Embedded R execution also allows for data-parallel execution of user-defined R functions that may use functions from an open source R package from The Comprehensive R Archive Network (CRAN) or other third-party R package. However, third-party packages do not leverage in-database parallelism and are subject to the parallelism constraints of R. Third-party packages can benefit from the data-parallel and task-parallel execution supported in embedded R execution.

See Also:

"Oracle R Enterprise Global Options"

Installing a Third-Party Package for Use in Embedded R Execution

Embedded R execution allows the use of CRAN or other third-party packages in user-defined R functions executed on the Oracle Database server. To use a third-party package in embedded R execution, the package must be installed on the database server. If you are going to use the package from the R interface for embedded R execution, then the package must also be installed on the client, as well. To avoid incompatibilities, you must install the same version of the package on both the client and server machines.

An Oracle Database Administrator (DBA) can install a package on a database server so that it can be used by embedded R execution functions or by any R user. The DBA can install a package on a single database server or on multiple database servers.

A DBA would typically do the following:

Download and install the package from CRAN. Downloading a package from CRAN requires an Internet connection.
In an Oracle R Enterprise session running on the server, load the package. Verify that the package is installed correctly by using a function in the package.

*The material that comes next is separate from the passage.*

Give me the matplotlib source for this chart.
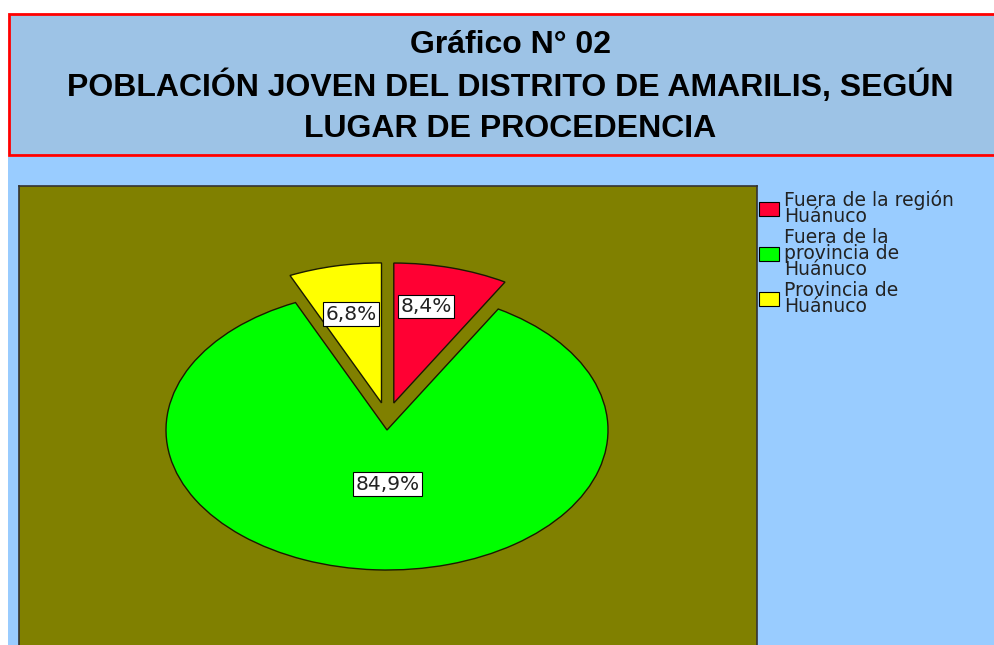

To install a package on a single database server, do one of the following:

In an Oracle R Enterprise session running on the server, invoke the install.packages function, as shown in Example 6-1. The function downloads the package and installs dependencies automatically.
Download the package source from CRAN using wget. If the package depends on any packages that are not in the R distribution in use, then download those packages, also.

From the operating system command line, use the ORE CMD INSTALL command to install the package or packages in the same location as the Oracle R Enterprise packages, which is $ORACLE_HOME/R/library. See Example 6-2.

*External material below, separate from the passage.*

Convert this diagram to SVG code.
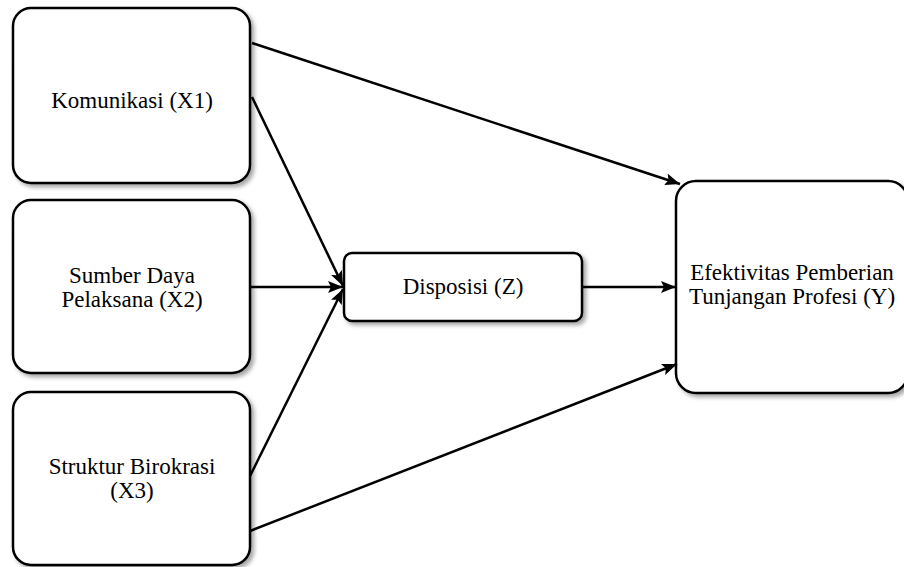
<svg xmlns="http://www.w3.org/2000/svg" width="904" height="567" viewBox="0 0 904 567">
<defs>
<filter id="sh" x="-10%" y="-10%" width="130%" height="130%">
<feDropShadow dx="3" dy="3" stdDeviation="2" flood-color="#000" flood-opacity="0.35"/>
</filter>
<marker id="ah" markerUnits="userSpaceOnUse" markerWidth="16" markerHeight="12" refX="15" refY="6" orient="auto">
<path d="M0,0 L15,6 L0,12 L3,6 Z" fill="#000"/>
</marker>
<style>
.box{fill:#fff;stroke:#000;stroke-width:2.5;filter:url(#sh)}
text{font-family:'Liberation Serif','Times New Roman','DejaVu Serif',serif;font-size:23px;fill:#000;text-anchor:middle}
.con{stroke:#000;stroke-width:2.5;fill:none;marker-end:url(#ah)}
</style>
</defs>
<rect width="904" height="567" fill="#fff"/>
<g font-family="Liberation Serif, Times New Roman, serif" font-size="23" text-anchor="middle">
<g id="x1">
<rect class="box" x="13" y="8" width="237" height="175" rx="18"/>
<text x="132" y="108">Komunikasi (X1)</text>
</g>
<g id="x2">
<rect class="box" x="13" y="200" width="237" height="173" rx="18"/>
<text x="132" y="283">Sumber Daya</text>
<text x="132" y="307">Pelaksana (X2)</text>
</g>
<g id="x3">
<rect class="box" x="13" y="392" width="237" height="173" rx="18"/>
<text x="132" y="474">Struktur Birokrasi</text>
<text x="132" y="498">(X3)</text>
</g>
<g id="z">
<rect class="box" x="344" y="253" width="238" height="68" rx="8"/>
<text x="463" y="294">Disposisi (Z)</text>
</g>
<g id="y">
<rect class="box" x="676" y="181" width="232" height="212" rx="20"/>
<text x="792" y="280">Efektivitas Pemberian</text>
<text x="792" y="304">Tunjangan Profesi (Y)</text>
</g>
</g>
<g id="connectors">
<line class="con" x1="252" y1="43" x2="680" y2="184"/>
<line class="con" x1="252" y1="97" x2="343" y2="286"/>
<line class="con" x1="250" y1="287" x2="343" y2="287"/>
<line class="con" x1="250" y1="476" x2="343" y2="289"/>
<line class="con" x1="250" y1="531" x2="677" y2="364"/>
<line class="con" x1="582" y1="287" x2="676" y2="287"/>
</g>
</svg>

To install a package, and any dependent packages, on multiple database servers, such as those in an Oracle Real Application Clusters (Oracle RAC) or a multinode Oracle Exadata Database Machine environment, use the Exadata Distributed Command Line Interface (DCLI) utility, as shown in Example 6-3. For detailed instructions on using DCLI to install packages, see Oracle R Enterprise Installation and Administration Guide.

To verify that the package is installed correctly, load the package and use a function in the package, as shown in Example 6-4.

Example 6-1 invokes the install.packages function to download the C50 package from CRAN and to install it. The C50 package contains functions for creating C5.0 decision trees and rule-based models for pattern recognition.

Example 6-1 Installing a Package for a Single Database in an Oracle R Enterprise Session

install.packages("c50")

The output Example 6-1 is almost identical to the output of the ORE CMD INSTALL command in Example 6-2.

Example 6-2 demonstrates downloading the C50 package from CRAN and installing it with ORE CMD INSTALL from a Linux command line.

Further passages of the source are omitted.